Research interests: My main field of research is late 19th and early 20th century European history with special attention to the history of science and aspects of gender. At the Austrian Academy of Sciences, I am mostly concerned with the history of this institution and its wider prosopographical contexts.

Current research project: Between documentation and self-fashioning. Autobiographies by members of the Academy of Sciences in Vienna, late 19th to early 20th centuries
My dissertation project will be about scientific careers and the particular ways scientists have written about their own life and careers in science. With regard to symbolic capital, the learned society of the Austrian Academy of Sciences, founded in 1847, represents Austrians scientific elite. Tenured professors and high-level officials form until their death a closed society to which only the secret elections open doors. When a member dies, a student or colleague is asked to write an obituary about the deceased, which will be published in the Academy's almanac. Less known, however, is the fact that these obituaries have already been prepared by members during their lifetime as they handed in a autobiographic description of themselves after their election. I have taken from all the personal files of academy members these texts and will put them in an comparative analytical framework for my dissertation project. I have accumulated more than 180 CVs in total from the late 19th century to the early 20th century. Some of these texts consist only of a few words on their titles and honors; others fill dozens of pages and contain very personal stories. By comparing them, I am able to examine the prosopographical composition, the institutional organization and the historic transformation of the Austrian scientific landscape.
I approach the topic with Bourdieu's concepts about forms of capital, social fields, and distinct habitus. I understand "science" as a whole or more specific academic subcultures as social fields. First, by means of quantitative, sociological tools, I assess the author's social capital.

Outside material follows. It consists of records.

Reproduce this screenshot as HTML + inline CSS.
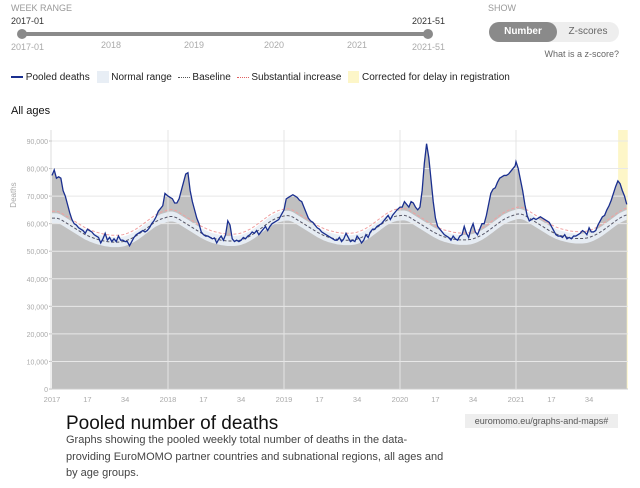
<!DOCTYPE html>
<html><head><meta charset="utf-8">
<style>
body{margin:0;width:640px;height:488px;background:#fff;font-family:"Liberation Sans",sans-serif;position:relative;overflow:hidden}
.a{position:absolute;white-space:nowrap}
</style></head><body>
<div class="a" style="left:11px;top:3px;font-size:9px;color:#999">WEEK RANGE</div>
<div class="a" style="left:11px;top:16px;font-size:9px;color:#333">2017-01</div>
<div class="a" style="left:412px;top:16px;font-size:9px;color:#333">2021-51</div>
<div class="a" style="left:22px;top:32px;width:406px;height:4px;background:#8a8a8a;border-radius:2px"></div>
<div class="a" style="left:17px;top:29px;width:10px;height:10px;background:#8a8a8a;border-radius:50%"></div>
<div class="a" style="left:423px;top:29px;width:10px;height:10px;background:#8a8a8a;border-radius:50%"></div>
<div class="a" style="left:11px;top:42px;font-size:9px;color:#aaa">2017-01</div>
<div class="a" style="left:101px;top:40px;font-size:9px;color:#aaa">2018</div>
<div class="a" style="left:184px;top:40px;font-size:9px;color:#aaa">2019</div>
<div class="a" style="left:264px;top:40px;font-size:9px;color:#aaa">2020</div>
<div class="a" style="left:347px;top:40px;font-size:9px;color:#aaa">2021</div>
<div class="a" style="left:412px;top:42px;font-size:9px;color:#aaa">2021-51</div>
<div class="a" style="left:488px;top:3px;font-size:9px;color:#999">SHOW</div>
<div class="a" style="left:489px;top:22px;width:130px;height:20px;background:#eee;border-radius:10px"></div>
<div class="a" style="left:489px;top:22px;width:68px;height:20px;background:#8a8a8a;border-radius:10px;color:#fff;font-size:10px;font-weight:bold;text-align:center;line-height:20px">Number</div>
<div class="a" style="left:560px;top:22px;width:56px;height:20px;color:#666;font-size:10px;text-align:center;line-height:20px">Z-scores</div>
<div class="a" style="right:21px;top:49px;font-size:9px;color:#666">What is a z-score?</div>
<div class="a" style="left:11px;top:71px;font-size:10px;color:#222;height:14px">
 <span><span style="display:inline-block;width:12px;height:2px;background:#1a2f8f;vertical-align:middle"></span> Pooled deaths</span>
 <span style="margin-left:4px"><span style="display:inline-block;width:12px;height:12px;background:#e8eef5;vertical-align:middle"></span> Normal range</span>
 <span style="margin-left:3px"><span style="display:inline-block;width:12px;border-top:1px dotted #555;vertical-align:middle"></span> Baseline</span>
 <span style="margin-left:3px"><span style="display:inline-block;width:12px;border-top:1px dotted #e06060;vertical-align:middle"></span> Substantial increase</span>
 <span style="margin-left:4px"><span style="display:inline-block;width:11px;height:12px;background:#fdf6c8;vertical-align:middle"></span> Corrected for delay in registration</span>
</div>
<div class="a" style="left:11px;top:105px;font-size:11px;color:#111">All ages</div>
<svg class="a" style="left:0;top:0" width="640" height="488" id="chart"></svg>
<div class="a" style="left:66px;top:413px;font-size:19px;color:#111">Pooled number of deaths</div>
<div class="a" style="left:465px;top:414px;width:153px;height:14px;background:#eee;font-size:9px;color:#555;text-align:center;line-height:14px">euromomo.eu/graphs-and-maps#</div>
<div class="a" style="left:66px;top:432px;font-size:11px;line-height:16.5px;color:#444">Graphs showing the pooled weekly total number of deaths in the data-<br>providing EuroMOMO partner countries and subnational regions, all ages and<br>by age groups.</div>
<script>
const years=[2017,2018,2019,2020,2021];
const yTicks=[0,10000,20000,30000,40000,50000,60000,70000,80000,90000];
const weekTicks=[17,34];
const deaths2017=[77.5,79.5,76.5,77,76.5,72,70,67,64,61.5,60,59.5,58.5,58,57.5,56.5,58,57.5,57,56,55.5,55,53,54.5,56.5,54,55,53.5,54.5,53.5,55.5,54,54,53.5,53.5,52,53.5,55,56,56.5,57,57.5,57,57.5,58.5,60,61,62.5,64.5,65.5,66.5,71];
const deaths2018=[70,69.5,69,67.5,67.5,69,72,75,78,78.5,72,68,65,62,60,57,56,55.5,55.5,55,54.5,54.8,53,54.5,55.5,54,56,61,59.5,54.5,53.5,54,53.5,54,55,54.5,55.5,56,57,56.5,57.5,56,57,58,59,57.5,59,60,60.5,61,61.5,63];
const deaths2019=[65,69,69.5,70,70.5,70,69.5,68.5,68,66,64,62,61,60.5,59.5,58.5,58,57,56.5,56,55.5,55,54.5,54,54,55,53.5,54.5,56.5,55,53.5,54,53.5,55.5,54.5,53,54,56,55,57,58,58,59,59.5,60,61,62,63,61.5,63,64,65];
const deaths2020=[66,66,68,67,66,68,67.5,66,65,66,72,82,89,84,76,68,62,59,58,57,56,55.5,55,54,55.5,54.5,54,55.5,56,59,56.5,55,58,60,57,56,58,60,60,63,67,71,72.5,73,75,76.5,77,77.5,77.5,78,79,80,81];
const deaths2021=[82.5,80,76,72,67,63,61,61.5,62,61.5,62,62.5,62,61.5,61,60.5,59,57.5,56,55.5,55.5,55,56,54.5,55,54.5,55.5,55.5,56,56.5,57.5,57,56,58.5,57,57,57.5,59.5,61,62.5,63,65,66.5,68.5,71,73.5,75.5,74.5,72,70,67];
const base2017=[62,62,62,61.8,61.5,61,60.5,60,59.5,59,58.5,58,57.5,57,56.5,56,55.7,55.3,55,54.7,54.4,54.2,54,53.8,53.6,53.5,53.4,53.3,53.3,53.3,53.3,53.4,53.5,53.7,54,54.3,54.7,55.1,55.6,56.1,56.7,57.3,57.9,58.5,59.1,59.7,60.3,60.8,61.2,61.6,61.9,62.1];
const base2018=[62.5,62.6,62.6,62.4,62.1,61.6,61.1,60.6,60.1,59.6,59.1,58.6,58.1,57.6,57.1,56.6,56.2,55.8,55.4,55.1,54.8,54.6,54.4,54.2,54,53.9,53.8,53.7,53.7,53.7,53.7,53.8,53.9,54.1,54.4,54.7,55.1,55.5,56,56.5,57.1,57.7,58.3,58.9,59.5,60.1,60.7,61.2,61.6,62,62.3,62.5];
const base2019=[62.8,62.9,62.9,62.7,62.4,61.9,61.4,60.9,60.4,59.9,59.4,58.9,58.4,57.9,57.4,56.9,56.5,56.1,55.7,55.4,55.1,54.9,54.7,54.5,54.3,54.2,54.1,54,54,54,54,54.1,54.2,54.4,54.7,55,55.4,55.8,56.3,56.8,57.4,58,58.6,59.2,59.8,60.4,61,61.5,61.9,62.3,62.6,62.8];
const base2020=[62.9,63,63,62.8,62.5,62,61.5,61,60.5,60,59.5,59,58.5,58,57.5,57,56.6,56.2,55.8,55.5,55.2,55,54.8,54.6,54.4,54.3,54.2,54.1,54.1,54.1,54.1,54.2,54.3,54.5,54.8,55.1,55.5,55.9,56.4,56.9,57.5,58.1,58.7,59.3,59.9,60.5,61.1,61.6,62,62.4,62.7,63,63.2];
const base2021=[63.4,63.5,63.5,63.3,63,62.5,62,61.5,61,60.5,60,59.5,59,58.5,58,57.5,57.1,56.7,56.3,56,55.7,55.5,55.3,55.1,54.9,54.8,54.7,54.6,54.6,54.6,54.6,54.7,54.8,55,55.3,55.6,56,56.4,56.9,57.4,58,58.6,59.2,59.8,60.4,61,61.6,62.1,62.5,62.9,63.2];
const deathsByYear=[deaths2017,deaths2018,deaths2019,deaths2020,deaths2021];
const baseByYear=[base2017,base2018,base2019,base2020,base2021];
const rangeHalf=1.8, substantialOffset=2.5, correctedWeeks=4;

const NS='http://www.w3.org/2000/svg';
const svg=document.getElementById('chart');
const L=52,R=628,T=130,B=389,yearW=116,weekW=2.215;
const xOf=(yi,w)=>L+yi*yearW+(w-1)*weekW;
const yOf=v=>B-v/90000*(B-141);
function mk(tag,attrs,parent){const e=document.createElementNS(NS,tag);for(const k in attrs)e.setAttribute(k,attrs[k]);(parent||svg).appendChild(e);return e;}
const pts=[],bpts=[];
deathsByYear.forEach((arr,yi)=>arr.forEach((v,i)=>pts.push([xOf(yi,i+1),yOf(v*1000)])));
baseByYear.forEach((arr,yi)=>arr.forEach((v,i)=>bpts.push([xOf(yi,i+1),v*1000])));
const lastX=pts[pts.length-1][0];
const cb=mk('rect',{x:xOf(4,deaths2021.length-correctedWeeks+1)-2,y:T,width:lastX-xOf(4,deaths2021.length-correctedWeeks+1)+3,height:B-T,fill:'#fdf6c8'});


const area=mk('path',{d:'M'+pts[0][0]+','+B+pts.map(p=>'L'+p[0]+','+p[1]).join('')+'L'+lastX+','+B+'Z',fill:'#c0c0c0'});


const up=bpts.map(p=>[p[0],yOf(p[1]+rangeHalf*1000)]),lo=bpts.map(p=>[p[0],yOf(p[1]-rangeHalf*1000)]).reverse();
const band=mk('path',{d:'M'+up.map(p=>p[0]+','+p[1]).join('L')+'L'+lo.map(p=>p[0]+','+p[1]).join('L')+'Z',fill:'#e8eef5',opacity:'0.95'});


yTicks.forEach(t=>{const y=yOf(t);
 const g=mk('line',{x1:L,x2:R,y1:y,y2:y,stroke:t===0?'#ccc':'#e8e8e8','stroke-width':1});
 
 
 mk('line',{x1:L-3,x2:L,y1:y,y2:y,stroke:'#bbb'});
 const tx=mk('text',{x:L-4,y:y+3,'text-anchor':'end','font-size':7,fill:'#aaa','font-family':'Liberation Sans'});
 tx.textContent=t===0?'0':t.toLocaleString('en-US');
 
 
});
years.forEach((yr,yi)=>{const x=xOf(yi,1);
 if(yi>0){const g=mk('line',{x1:x,x2:x,y1:T,y2:B,stroke:'#e4e4e4'});
 
 }
 const tx=mk('text',{x:x,y:402,'text-anchor':'middle','font-size':7.5,fill:'#aaa','font-family':'Liberation Sans'});tx.textContent=yr;
 
 
 weekTicks.forEach(w=>{const t2=mk('text',{x:xOf(yi,w),y:402,'text-anchor':'middle','font-size':7.5,fill:'#aaa','font-family':'Liberation Sans'});t2.textContent=w;
 
 });
});
mk('line',{x1:L-1,x2:L-1,y1:T,y2:B,stroke:'#ddd'});
const sub=mk('path',{d:'M'+bpts.map(p=>p[0]+','+yOf(p[1]+substantialOffset*1000)).join('L'),fill:'none',stroke:'#f0a0a0','stroke-width':1,'stroke-dasharray':'3,2'});


const bl=mk('path',{d:'M'+bpts.map(p=>p[0]+','+yOf(p[1])).join('L'),fill:'none',stroke:'#556','stroke-width':1,'stroke-dasharray':'3,2'});


const ln=mk('path',{d:'M'+pts.map(p=>p[0]+','+p[1]).join('L'),fill:'none',stroke:'#1a2f8f','stroke-width':1.3});


const yl=mk('text',{x:16,y:195,'text-anchor':'middle','font-size':8,fill:'#aaa','font-family':'Liberation Sans',transform:'rotate(-90 16 195)'});yl.textContent='Deaths';


</script>
</body></html>
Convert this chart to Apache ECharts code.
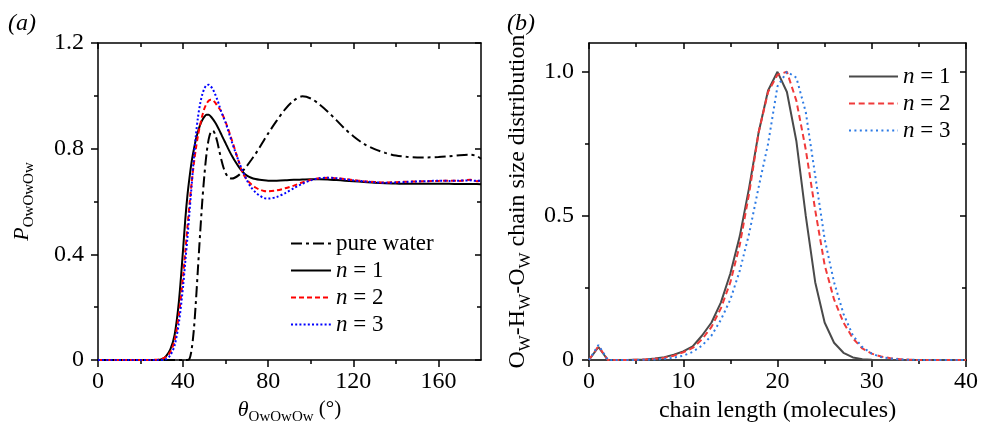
<!DOCTYPE html>
<html><head><meta charset="utf-8">
<script src="https://cdn.jsdelivr.net/npm/echarts@6/dist/echarts.min.js"></script>
<style>html,body{margin:0;padding:0;background:#fff}#c{width:981px;height:430px}</style>
</head><body><div id="c"></div>
<script>
// ---------- Panel (a) data ----------
const theta = [0,20,28,30,32,34,36,38,40,41,42,43,44,45,46,47,48,49,50,51,52,53,54,55,56,57,58,59,60,61,62,63,64,66,68,70,72,74,76,78,80,84,88,92,96,100,104,108,112,116,120,125,130,135,140,145,150,155,160,165,170,175,178,180];
const pureWater = [0,0,0,0,0,0,0,0,0,0,0,0.004,0.04,0.11,0.22,0.35,0.48,0.6,0.7,0.78,0.835,0.863,0.868,0.855,0.828,0.792,0.757,0.728,0.707,0.694,0.688,0.687,0.689,0.699,0.715,0.735,0.757,0.78,0.805,0.832,0.858,0.906,0.95,0.982,0.998,0.99,0.968,0.94,0.908,0.875,0.847,0.818,0.798,0.784,0.774,0.769,0.767,0.767,0.768,0.771,0.775,0.777,0.772,0.762];
const aN1 = [0,0,0,0.003,0.015,0.04,0.095,0.22,0.42,0.53,0.62,0.69,0.75,0.795,0.835,0.865,0.89,0.908,0.921,0.928,0.928,0.922,0.912,0.9,0.886,0.87,0.853,0.836,0.82,0.803,0.787,0.772,0.758,0.733,0.712,0.698,0.69,0.685,0.682,0.68,0.679,0.679,0.68,0.682,0.683,0.684,0.684,0.683,0.681,0.679,0.677,0.674,0.671,0.669,0.668,0.667,0.667,0.667,0.667,0.667,0.666,0.666,0.666,0.665];
const aN2 = [0,0,0.001,0.004,0.012,0.03,0.075,0.17,0.32,0.41,0.5,0.59,0.67,0.74,0.8,0.85,0.89,0.925,0.952,0.97,0.981,0.985,0.983,0.975,0.963,0.952,0.94,0.92,0.9,0.878,0.855,0.83,0.805,0.755,0.708,0.682,0.665,0.653,0.645,0.64,0.639,0.642,0.65,0.66,0.672,0.682,0.688,0.69,0.688,0.685,0.681,0.677,0.674,0.672,0.673,0.675,0.676,0.677,0.678,0.679,0.678,0.682,0.677,0.68];
const aN3 = [0,0,0,0,0.003,0.018,0.055,0.14,0.28,0.37,0.46,0.56,0.66,0.76,0.85,0.92,0.97,1.005,1.028,1.04,1.042,1.036,1.024,1.007,0.987,0.963,0.938,0.918,0.898,0.873,0.848,0.823,0.8,0.755,0.715,0.68,0.653,0.635,0.622,0.613,0.611,0.617,0.632,0.65,0.667,0.68,0.688,0.69,0.688,0.684,0.68,0.676,0.673,0.671,0.672,0.674,0.676,0.677,0.679,0.678,0.679,0.68,0.678,0.679];
const xTicksA = [0,40,80,120,160];
const xMinorA = [20,60,100,140];
const yTicksA = [0,0.4,0.8,1.2];
const yMinorA = [0.2,0.6,1.0];

// ---------- Panel (b) data ----------
const chainLength = [0,1,2,3,4,5,6,7,8,9,10,11,12,13,14,15,16,17,18,19,20,21,22,23,24,25,26,27,28,29,30,31,32,33,34,35,36,37,38,39,40];
const bN1 = [0,0.045,0,0,0,0.001,0.002,0.005,0.01,0.018,0.03,0.047,0.085,0.13,0.2,0.3,0.43,0.6,0.79,0.935,1.0,0.93,0.76,0.5,0.27,0.13,0.06,0.025,0.009,0.003,0.001,0,0,0,0,0,0,0,0,0,0];
const bN2 = [0,0.048,0,0,0,0.001,0.002,0.004,0.008,0.015,0.027,0.042,0.072,0.115,0.18,0.27,0.4,0.58,0.79,0.93,0.99,1.0,0.9,0.73,0.52,0.33,0.21,0.13,0.075,0.04,0.022,0.012,0.006,0.003,0.001,0,0,0,0,0,0];
const bN3 = [0,0.052,0,0,0,0,0.001,0.002,0.004,0.008,0.015,0.028,0.05,0.085,0.14,0.21,0.31,0.44,0.6,0.75,0.95,1.0,0.98,0.86,0.64,0.42,0.27,0.16,0.085,0.045,0.022,0.01,0.005,0.002,0.001,0,0,0,0,0,0];
const xTicksB = [0,10,20,30,40];
const xMinorB = [5,15,25,35];
const yTicksB = [0,0.5,1.0];
const yMinorB = [0.25,0.75];

const FONT = 'Liberation Serif';
const lineSty = {color:'#000', width:1.5};
function ax(o){
  return Object.assign({type:'value', splitLine:{show:false}, axisLine:{show:false, onZero:false},
    axisTick:{show:false}, axisLabel:{show:false}, minorTick:{show:false}, minorSplitLine:{show:false}}, o);
}
function ticks(vals, len, inside){ return {show:true, customValues: vals, length: len, inside: inside, lineStyle: lineSty}; }
function line(){ return {show:true, onZero:false, lineStyle: lineSty}; }
function labels(vals, fmt, margin){ return {show:true, customValues: vals, formatter: fmt, margin: margin, fontFamily: FONT, fontSize: 24, color:'#000'}; }
const yfmt = v => v === 0 ? '0' : v.toFixed(1);
const xfmt = v => String(v);

const nameRichA = {
  it: {fontFamily: FONT, fontSize: 22, fontStyle:'italic', color:'#000', lineHeight: 30, verticalAlign:'middle'},
  n:  {fontFamily: FONT, fontSize: 21, color:'#000', lineHeight: 30, verticalAlign:'middle'},
  s:  {fontFamily: FONT, fontSize: 15, color:'#000', lineHeight: 14, verticalAlign:'bottom'}
};
const nameRichB = {
  n:  {fontFamily: FONT, fontSize: 24, color:'#000', lineHeight: 32, verticalAlign:'middle'},
  s:  {fontFamily: FONT, fontSize: 17, color:'#000', lineHeight: 15, verticalAlign:'bottom'}
};

const xAxis = [
  ax({gridIndex:0, min:0, max:180, position:'bottom', axisLine: line(), axisTick: ticks(xTicksA,7,false), axisLabel: labels(xTicksA, xfmt, 10),
      name:'{it|θ}{s|OwOwOw}{n| (°)}', nameLocation:'middle', nameGap:34, nameTextStyle:{fontFamily:FONT, fontSize:21, color:'#000', rich: nameRichA}}),
  ax({gridIndex:0, min:0, max:180, position:'bottom', axisTick: ticks(xMinorA,4,false)}),
  ax({gridIndex:0, min:0, max:180, position:'top', axisLine: line(), axisTick: ticks(xTicksA,6,true)}),
  ax({gridIndex:0, min:0, max:180, position:'top', axisTick: ticks(xMinorA,4,true)}),
  ax({gridIndex:1, min:0, max:40, position:'bottom', axisLine: line(), axisTick: ticks(xTicksB,7,false), axisLabel: labels(xTicksB, xfmt, 10),
      name:'chain length (molecules)', nameLocation:'middle', nameGap:37, nameTextStyle:{fontFamily:FONT, fontSize:24, color:'#000'}}),
  ax({gridIndex:1, min:0, max:40, position:'bottom', axisTick: ticks(xMinorB,4,false)}),
  ax({gridIndex:1, min:0, max:40, position:'top', axisLine: line(), axisTick: ticks(xTicksB,6,true)}),
  ax({gridIndex:1, min:0, max:40, position:'top', axisTick: ticks(xMinorB,4,true)})
];
const yAxis = [
  ax({gridIndex:0, min:0, max:1.2, position:'left', axisLine: line(), axisTick: ticks(yTicksA,7,false), axisLabel: labels(yTicksA, yfmt, 14),
      name:'{it|P}{s|OwOwOw}', nameLocation:'middle', nameRotate:90, nameGap:61, nameTextStyle:{fontFamily:FONT, fontSize:21, color:'#000', rich: nameRichA}}),
  ax({gridIndex:0, min:0, max:1.2, position:'left', axisTick: ticks(yMinorA,4,false)}),
  ax({gridIndex:0, min:0, max:1.2, position:'right', axisLine: line(), axisTick: ticks(yTicksA,6,true)}),
  ax({gridIndex:0, min:0, max:1.2, position:'right', axisTick: ticks(yMinorA,4,true)}),
  ax({gridIndex:1, min:0, max:1.1, position:'left', axisLine: line(), axisTick: ticks(yTicksB,7,false), axisLabel: labels(yTicksB, yfmt, 15),
      name:'{n|O}{s|W}{n|-H}{s|W}{n|-O}{s|W}{n| chain size distribution}', nameLocation:'middle', nameRotate:90, nameGap:55, nameTextStyle:{fontFamily:FONT, fontSize:24, color:'#000', rich: nameRichB}}),
  ax({gridIndex:1, min:0, max:1.1, position:'left', axisTick: ticks(yMinorB,4,false)}),
  ax({gridIndex:1, min:0, max:1.1, position:'right', axisLine: line(), axisTick: ticks(yTicksB,6,true)}),
  ax({gridIndex:1, min:0, max:1.1, position:'right', axisTick: ticks(yMinorB,4,true)})
];

function pairs(xs, ys){ return xs.map((x,i)=>[x, ys[i]]); }
function ser(name, xi, xs, ys, color, type, smooth){
  return {type:'line', name, xAxisIndex: xi, yAxisIndex: xi, data: pairs(xs, ys), symbol:'none', showSymbol:false,
    smooth: smooth, lineStyle:{color, width:2, type}, itemStyle:{color}, z: 3};
}

const LEG = {
  'pure water':'pure water', a1:'{i|n} = 1', a2:'{i|n} = 2', a3:'{i|n} = 3',
  b1:'{i|n} = 1', b2:'{i|n} = 2', b3:'{i|n} = 3'
};
const legText = {fontFamily: FONT, fontSize: 23, color:'#000', lineHeight: 20,
  rich:{i:{fontFamily: FONT, fontSize: 23, fontStyle:'italic', color:'#000', lineHeight:20}}};

const option = {
  animation:false,
  backgroundColor:'#fff',
  grid:[
    {left:98, top:43, width:383, height:317},
    {left:589, top:43, width:380, height:317}
  ],
  xAxis, yAxis,
  legend:[
    {left:290, top:232, padding:0, orient:'vertical', itemWidth:40, itemHeight:14, itemGap:4, selectedMode:false,
     itemStyle:{opacity:0}, data:['pure water','a1','a2','a3'], formatter: n => LEG[n], textStyle: legText},
    {left:848, top:65, padding:0, orient:'vertical', itemWidth:49, itemHeight:14, itemGap:4, selectedMode:false,
     itemStyle:{opacity:0}, data:['b1','b2','b3'], formatter: n => LEG[n], textStyle: legText}
  ],
  graphic:[
    {type:'text', left:8, top:12, style:{text:'(a)', fontFamily:FONT, fontSize:24, fontStyle:'italic', fill:'#000'}},
    {type:'text', left:507, top:12, style:{text:'(b)', fontFamily:FONT, fontSize:24, fontStyle:'italic', fill:'#000'}}
  ],
  series:[
    ser('pure water', 0, theta, pureWater, '#000', [11,4,3,4], 0.3),
    ser('a1', 0, theta, aN1, '#000', 'solid', 0.3),
    ser('a2', 0, theta, aN2, '#ff0000', [5,3], 0.3),
    ser('a3', 0, theta, aN3, '#0000ff', [2,2.2], 0.3),
    ser('b1', 4, chainLength, bN1, '#4a4a4a', 'solid', false),
    ser('b2', 4, chainLength, bN2, '#f03a3a', [6,3.7], false),
    ser('b3', 4, chainLength, bN3, '#2d7be5', [2,3.4], false)
  ]
};
const chart = echarts.init(document.getElementById('c'), null, {renderer:'canvas'});
chart.setOption(option);
</script></body></html>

Second, I identify contributing and retarding factors on a scientist's career and thus am able to make the Bourdieuan concept more dynamic and better explain the historic accumulation of cultural and economic capital. Finally, I interpret the autobiographies' narrative elements as an expression of a distinct learned and bourgeois habitus and thus explore reasons for their scientific practices and self-representation.
Through my research, I combine and apply sociological, literary, and bio-historical approaches in the history of science. Thus, I would like to argue that the autobiographies of accomplished professionals in the natural sciences and humanities reveal the discursive tension between different forms of knowledge, their epistemologies as well as the importance of informal scholarly networks. Through their writing, scientists inscribed themselves into the history of science as being important and memorable. Writing about one's own experiences thus is more than the documentation of a life in science, but it can be a scientific practice itself, namely an opportunity for self-fashioning.